* Begin *

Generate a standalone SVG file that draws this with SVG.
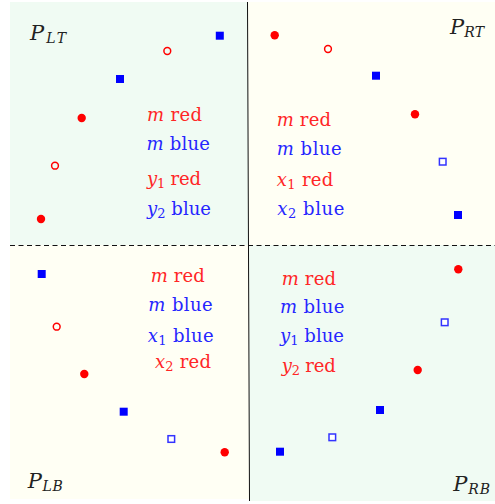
<svg xmlns="http://www.w3.org/2000/svg" xmlns:xlink="http://www.w3.org/1999/xlink" width="495" height="504" viewBox="0 0 495 504">
<style>
.bgG{fill:#f0fbf3}
.bgY{fill:#fffff4}
.lbl{font-size:18px;font-family:'DejaVu Serif', 'Liberation Serif', serif}
.r{fill:#ff2626}
.b{fill:#2626ff}
.i{font-style:italic}
.s{font-size:13px}
.P{font-size:21px;fill:#222;font-family:'DejaVu Serif', 'Liberation Serif', serif}
.Ps{font-size:14px;font-style:italic}
</style>
<defs>
<circle id="rf" r="4.2" fill="#ff0000"/>
<circle id="ro" r="3.4" fill="none" stroke="#ff0000" stroke-width="1.5"/>
<rect id="bf" x="-4" y="-4" width="8" height="8" fill="#0000ff"/>
<rect id="bo" x="-3.3" y="-3.3" width="6.6" height="6.6" fill="#fff" stroke="#3333ff" stroke-width="1.5"/>
</defs>
<rect x="0" y="0" width="495" height="504" fill="#fff"/>
<g id="backgrounds">
<rect class="bgG" x="10" y="2" width="238" height="243"/>
<rect class="bgY" x="248" y="2" width="247" height="243"/>
<rect class="bgY" x="10" y="245" width="239" height="254"/>
<rect class="bgG" x="249" y="245" width="246" height="256"/>
</g>
<g id="connectors">
<line x1="247.5" y1="2" x2="249.5" y2="501" stroke="#111" stroke-width="1"/>
<line x1="10" y1="245.5" x2="495" y2="245.5" stroke="#111" stroke-width="1" stroke-dasharray="5 3.5"/>
</g>
<g id="PLT">
<use xlink:href="#bf" x="219.8" y="35.7"/>
<use xlink:href="#ro" x="167.3" y="51"/>
<use xlink:href="#bf" x="120" y="79"/>
<use xlink:href="#rf" x="81.7" y="118"/>
<use xlink:href="#ro" x="55" y="165.7"/>
<use xlink:href="#rf" x="41" y="219"/>
<text class="P" x="30" y="40" textLength="36" lengthAdjust="spacing"><tspan class="i">P</tspan><tspan class="Ps" dy="3">LT</tspan></text>
<text class="lbl r" x="147" y="121" textLength="55" lengthAdjust="spacing"><tspan class="i">m</tspan> red</text>
<text class="lbl b" x="146.5" y="149.5" textLength="63.5" lengthAdjust="spacing"><tspan class="i">m</tspan> blue</text>
<text class="lbl r" x="147" y="185" textLength="54" lengthAdjust="spacing"><tspan class="i">y</tspan><tspan class="s" dy="3">1</tspan><tspan dy="-3"> red</tspan></text>
<text class="lbl b" x="147" y="215" textLength="64" lengthAdjust="spacing"><tspan class="i">y</tspan><tspan class="s" dy="3">2</tspan><tspan dy="-3"> blue</tspan></text>
</g>
<g id="PRT">
<use xlink:href="#rf" x="274.7" y="35.3"/>
<use xlink:href="#ro" x="328" y="49"/>
<use xlink:href="#bf" x="376" y="75.7"/>
<use xlink:href="#rf" x="415" y="114.3"/>
<use xlink:href="#bo" x="442.7" y="161.7"/>
<use xlink:href="#bf" x="458" y="215"/>
<text class="P" x="450" y="34.3" textLength="34" lengthAdjust="spacing"><tspan class="i">P</tspan><tspan class="Ps" dy="3">RT</tspan></text>
<text class="lbl r" x="276.7" y="126" textLength="54.3" lengthAdjust="spacing"><tspan class="i">m</tspan> red</text>
<text class="lbl b" x="276.7" y="155" textLength="65" lengthAdjust="spacing"><tspan class="i">m</tspan> blue</text>
<text class="lbl r" x="276.7" y="185.7" textLength="56.7" lengthAdjust="spacing"><tspan class="i">x</tspan><tspan class="s" dy="3">1</tspan><tspan dy="-3"> red</tspan></text>
<text class="lbl b" x="277.3" y="214.5" textLength="67" lengthAdjust="spacing"><tspan class="i">x</tspan><tspan class="s" dy="3">2</tspan><tspan dy="-3"> blue</tspan></text>
</g>
<g id="PLB">
<use xlink:href="#bf" x="41.7" y="274"/>
<use xlink:href="#ro" x="56.7" y="326.7"/>
<use xlink:href="#rf" x="84.3" y="374"/>
<use xlink:href="#bf" x="123.7" y="411.7"/>
<use xlink:href="#bo" x="171.3" y="439"/>
<use xlink:href="#rf" x="224.7" y="452.3"/>
<text class="P" x="27.7" y="488.3" textLength="35" lengthAdjust="spacing"><tspan class="i">P</tspan><tspan class="Ps" dy="3">LB</tspan></text>
<text class="lbl r" x="150.7" y="282.3" textLength="54" lengthAdjust="spacing"><tspan class="i">m</tspan> red</text>
<text class="lbl b" x="148.3" y="311" textLength="64.3" lengthAdjust="spacing"><tspan class="i">m</tspan> blue</text>
<text class="lbl b" x="147.7" y="341.7" textLength="66" lengthAdjust="spacing"><tspan class="i">x</tspan><tspan class="s" dy="3">1</tspan><tspan dy="-3"> blue</tspan></text>
<text class="lbl r" x="155" y="368.3" textLength="56" lengthAdjust="spacing"><tspan class="i">x</tspan><tspan class="s" dy="3">2</tspan><tspan dy="-3"> red</tspan></text>
</g>
<g id="PRB">
<use xlink:href="#rf" x="458.3" y="269.3"/>
<use xlink:href="#bo" x="444.7" y="322.3"/>
<use xlink:href="#rf" x="417.7" y="370"/>
<use xlink:href="#bf" x="380" y="410"/>
<use xlink:href="#bo" x="332.3" y="437.3"/>
<use xlink:href="#bf" x="280" y="451.7"/>
<text class="P" x="453.3" y="490.5" textLength="36.7" lengthAdjust="spacing"><tspan class="i">P</tspan><tspan class="Ps" dy="3">RB</tspan></text>
<text class="lbl r" x="281.7" y="285" textLength="54.3" lengthAdjust="spacing"><tspan class="i">m</tspan> red</text>
<text class="lbl b" x="280" y="312.7" textLength="64.3" lengthAdjust="spacing"><tspan class="i">m</tspan> blue</text>
<text class="lbl b" x="280" y="341.7" textLength="64" lengthAdjust="spacing"><tspan class="i">y</tspan><tspan class="s" dy="3">1</tspan><tspan dy="-3"> blue</tspan></text>
<text class="lbl r" x="281.7" y="371.7" textLength="54" lengthAdjust="spacing"><tspan class="i">y</tspan><tspan class="s" dy="3">2</tspan><tspan dy="-3"> red</tspan></text>
</g>
</svg>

* End *

__EXERCISE BRIEF__: Leave out the pictures and restate everything else word for word.

__ANSWER IN FULL__:
Generate a standalone SVG file that draws this with SVG.
<svg xmlns="http://www.w3.org/2000/svg" xmlns:xlink="http://www.w3.org/1999/xlink" width="495" height="504" viewBox="0 0 495 504">
<style>
.bgG{fill:#f0fbf3}
.bgY{fill:#fffff4}
.lbl{font-size:18px;font-family:'DejaVu Serif', 'Liberation Serif', serif}
.r{fill:#ff2626}
.b{fill:#2626ff}
.i{font-style:italic}
.s{font-size:13px}
.P{font-size:21px;fill:#222;font-family:'DejaVu Serif', 'Liberation Serif', serif}
.Ps{font-size:14px;font-style:italic}
</style>
<defs>
<circle id="rf" r="4.2" fill="#ff0000"/>
<circle id="ro" r="3.4" fill="none" stroke="#ff0000" stroke-width="1.5"/>
<rect id="bf" x="-4" y="-4" width="8" height="8" fill="#0000ff"/>
<rect id="bo" x="-3.3" y="-3.3" width="6.6" height="6.6" fill="#fff" stroke="#3333ff" stroke-width="1.5"/>
</defs>
<rect x="0" y="0" width="495" height="504" fill="#fff"/>
<g id="backgrounds">
<rect class="bgG" x="10" y="2" width="238" height="243"/>
<rect class="bgY" x="248" y="2" width="247" height="243"/>
<rect class="bgY" x="10" y="245" width="239" height="254"/>
<rect class="bgG" x="249" y="245" width="246" height="256"/>
</g>
<g id="connectors">
<line x1="247.5" y1="2" x2="249.5" y2="501" stroke="#111" stroke-width="1"/>
<line x1="10" y1="245.5" x2="495" y2="245.5" stroke="#111" stroke-width="1" stroke-dasharray="5 3.5"/>
</g>
<g id="PLT">
<use xlink:href="#bf" x="219.8" y="35.7"/>
<use xlink:href="#ro" x="167.3" y="51"/>
<use xlink:href="#bf" x="120" y="79"/>
<use xlink:href="#rf" x="81.7" y="118"/>
<use xlink:href="#ro" x="55" y="165.7"/>
<use xlink:href="#rf" x="41" y="219"/>
<text class="P" x="30" y="40" textLength="36" lengthAdjust="spacing"><tspan class="i">P</tspan><tspan class="Ps" dy="3">LT</tspan></text>
<text class="lbl r" x="147" y="121" textLength="55" lengthAdjust="spacing"><tspan class="i">m</tspan> red</text>
<text class="lbl b" x="146.5" y="149.5" textLength="63.5" lengthAdjust="spacing"><tspan class="i">m</tspan> blue</text>
<text class="lbl r" x="147" y="185" textLength="54" lengthAdjust="spacing"><tspan class="i">y</tspan><tspan class="s" dy="3">1</tspan><tspan dy="-3"> red</tspan></text>
<text class="lbl b" x="147" y="215" textLength="64" lengthAdjust="spacing"><tspan class="i">y</tspan><tspan class="s" dy="3">2</tspan><tspan dy="-3"> blue</tspan></text>
</g>
<g id="PRT">
<use xlink:href="#rf" x="274.7" y="35.3"/>
<use xlink:href="#ro" x="328" y="49"/>
<use xlink:href="#bf" x="376" y="75.7"/>
<use xlink:href="#rf" x="415" y="114.3"/>
<use xlink:href="#bo" x="442.7" y="161.7"/>
<use xlink:href="#bf" x="458" y="215"/>
<text class="P" x="450" y="34.3" textLength="34" lengthAdjust="spacing"><tspan class="i">P</tspan><tspan class="Ps" dy="3">RT</tspan></text>
<text class="lbl r" x="276.7" y="126" textLength="54.3" lengthAdjust="spacing"><tspan class="i">m</tspan> red</text>
<text class="lbl b" x="276.7" y="155" textLength="65" lengthAdjust="spacing"><tspan class="i">m</tspan> blue</text>
<text class="lbl r" x="276.7" y="185.7" textLength="56.7" lengthAdjust="spacing"><tspan class="i">x</tspan><tspan class="s" dy="3">1</tspan><tspan dy="-3"> red</tspan></text>
<text class="lbl b" x="277.3" y="214.5" textLength="67" lengthAdjust="spacing"><tspan class="i">x</tspan><tspan class="s" dy="3">2</tspan><tspan dy="-3"> blue</tspan></text>
</g>
<g id="PLB">
<use xlink:href="#bf" x="41.7" y="274"/>
<use xlink:href="#ro" x="56.7" y="326.7"/>
<use xlink:href="#rf" x="84.3" y="374"/>
<use xlink:href="#bf" x="123.7" y="411.7"/>
<use xlink:href="#bo" x="171.3" y="439"/>
<use xlink:href="#rf" x="224.7" y="452.3"/>
<text class="P" x="27.7" y="488.3" textLength="35" lengthAdjust="spacing"><tspan class="i">P</tspan><tspan class="Ps" dy="3">LB</tspan></text>
<text class="lbl r" x="150.7" y="282.3" textLength="54" lengthAdjust="spacing"><tspan class="i">m</tspan> red</text>
<text class="lbl b" x="148.3" y="311" textLength="64.3" lengthAdjust="spacing"><tspan class="i">m</tspan> blue</text>
<text class="lbl b" x="147.7" y="341.7" textLength="66" lengthAdjust="spacing"><tspan class="i">x</tspan><tspan class="s" dy="3">1</tspan><tspan dy="-3"> blue</tspan></text>
<text class="lbl r" x="155" y="368.3" textLength="56" lengthAdjust="spacing"><tspan class="i">x</tspan><tspan class="s" dy="3">2</tspan><tspan dy="-3"> red</tspan></text>
</g>
<g id="PRB">
<use xlink:href="#rf" x="458.3" y="269.3"/>
<use xlink:href="#bo" x="444.7" y="322.3"/>
<use xlink:href="#rf" x="417.7" y="370"/>
<use xlink:href="#bf" x="380" y="410"/>
<use xlink:href="#bo" x="332.3" y="437.3"/>
<use xlink:href="#bf" x="280" y="451.7"/>
<text class="P" x="453.3" y="490.5" textLength="36.7" lengthAdjust="spacing"><tspan class="i">P</tspan><tspan class="Ps" dy="3">RB</tspan></text>
<text class="lbl r" x="281.7" y="285" textLength="54.3" lengthAdjust="spacing"><tspan class="i">m</tspan> red</text>
<text class="lbl b" x="280" y="312.7" textLength="64.3" lengthAdjust="spacing"><tspan class="i">m</tspan> blue</text>
<text class="lbl b" x="280" y="341.7" textLength="64" lengthAdjust="spacing"><tspan class="i">y</tspan><tspan class="s" dy="3">1</tspan><tspan dy="-3"> blue</tspan></text>
<text class="lbl r" x="281.7" y="371.7" textLength="54" lengthAdjust="spacing"><tspan class="i">y</tspan><tspan class="s" dy="3">2</tspan><tspan dy="-3"> red</tspan></text>
</g>
</svg>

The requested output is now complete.